## Records for the task
######

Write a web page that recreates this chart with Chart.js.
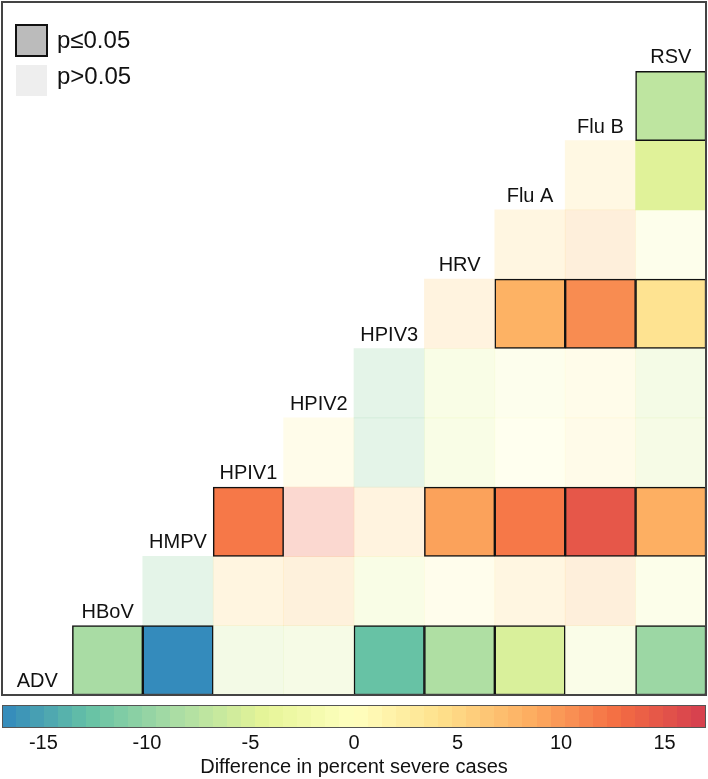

######

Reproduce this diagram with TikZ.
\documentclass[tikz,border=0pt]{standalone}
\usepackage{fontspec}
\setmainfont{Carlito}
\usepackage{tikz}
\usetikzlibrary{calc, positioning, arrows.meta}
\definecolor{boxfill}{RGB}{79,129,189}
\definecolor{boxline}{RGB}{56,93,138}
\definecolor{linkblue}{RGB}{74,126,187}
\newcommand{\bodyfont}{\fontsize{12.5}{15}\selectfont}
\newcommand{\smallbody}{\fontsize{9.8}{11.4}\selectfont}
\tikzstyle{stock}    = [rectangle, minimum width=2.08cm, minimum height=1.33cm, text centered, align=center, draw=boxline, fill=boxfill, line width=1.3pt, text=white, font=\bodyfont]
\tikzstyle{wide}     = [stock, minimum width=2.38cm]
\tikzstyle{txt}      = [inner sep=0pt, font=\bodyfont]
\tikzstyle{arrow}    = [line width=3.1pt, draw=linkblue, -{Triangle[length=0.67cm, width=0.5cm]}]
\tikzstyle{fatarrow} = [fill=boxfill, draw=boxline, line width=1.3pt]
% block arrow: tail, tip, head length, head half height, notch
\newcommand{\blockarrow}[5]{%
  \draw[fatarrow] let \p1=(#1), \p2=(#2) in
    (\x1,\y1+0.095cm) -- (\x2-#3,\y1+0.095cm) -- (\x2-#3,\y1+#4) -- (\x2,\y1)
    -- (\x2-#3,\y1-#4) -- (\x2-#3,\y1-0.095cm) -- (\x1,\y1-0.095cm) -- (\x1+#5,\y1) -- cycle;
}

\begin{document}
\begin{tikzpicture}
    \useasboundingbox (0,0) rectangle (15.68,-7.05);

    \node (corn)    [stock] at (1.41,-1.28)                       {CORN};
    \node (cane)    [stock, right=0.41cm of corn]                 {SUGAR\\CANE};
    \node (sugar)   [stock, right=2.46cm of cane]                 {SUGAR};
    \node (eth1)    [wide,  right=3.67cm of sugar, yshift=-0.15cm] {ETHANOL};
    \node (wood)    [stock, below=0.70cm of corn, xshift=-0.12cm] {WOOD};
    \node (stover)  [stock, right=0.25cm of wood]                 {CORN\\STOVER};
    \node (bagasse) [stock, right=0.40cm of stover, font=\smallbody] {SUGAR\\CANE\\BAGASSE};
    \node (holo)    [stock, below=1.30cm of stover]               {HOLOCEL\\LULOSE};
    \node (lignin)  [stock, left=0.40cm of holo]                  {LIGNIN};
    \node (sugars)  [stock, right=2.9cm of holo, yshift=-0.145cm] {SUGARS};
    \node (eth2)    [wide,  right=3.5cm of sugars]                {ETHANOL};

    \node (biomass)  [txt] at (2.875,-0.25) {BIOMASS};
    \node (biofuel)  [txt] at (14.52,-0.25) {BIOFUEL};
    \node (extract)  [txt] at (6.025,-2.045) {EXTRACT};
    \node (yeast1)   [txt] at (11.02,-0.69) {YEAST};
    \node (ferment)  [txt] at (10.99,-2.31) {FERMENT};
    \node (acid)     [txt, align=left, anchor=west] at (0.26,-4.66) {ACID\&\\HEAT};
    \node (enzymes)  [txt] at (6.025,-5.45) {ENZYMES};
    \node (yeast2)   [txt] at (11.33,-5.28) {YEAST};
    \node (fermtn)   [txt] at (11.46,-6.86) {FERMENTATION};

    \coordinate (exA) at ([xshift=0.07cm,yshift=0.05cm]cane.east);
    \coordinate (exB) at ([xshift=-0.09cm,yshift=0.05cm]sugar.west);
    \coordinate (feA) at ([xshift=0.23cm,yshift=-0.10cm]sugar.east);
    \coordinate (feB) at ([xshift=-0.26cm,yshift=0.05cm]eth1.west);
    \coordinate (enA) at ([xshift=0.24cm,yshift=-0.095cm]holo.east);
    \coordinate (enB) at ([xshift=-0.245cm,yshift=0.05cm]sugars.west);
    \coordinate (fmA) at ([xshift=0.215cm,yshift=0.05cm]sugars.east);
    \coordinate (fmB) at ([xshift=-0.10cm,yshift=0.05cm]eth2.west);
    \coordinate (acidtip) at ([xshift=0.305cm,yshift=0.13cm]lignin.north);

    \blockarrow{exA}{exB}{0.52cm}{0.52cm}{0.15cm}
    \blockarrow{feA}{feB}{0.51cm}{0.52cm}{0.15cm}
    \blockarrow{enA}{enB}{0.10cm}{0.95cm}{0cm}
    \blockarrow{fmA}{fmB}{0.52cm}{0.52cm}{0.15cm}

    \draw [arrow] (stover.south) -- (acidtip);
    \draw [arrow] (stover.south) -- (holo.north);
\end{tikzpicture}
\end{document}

######

## Exercise
Which lines contain "with"? Show each of them.

## In response
Write a web page that recreates this chart with Chart.js.
Reproduce this diagram with TikZ.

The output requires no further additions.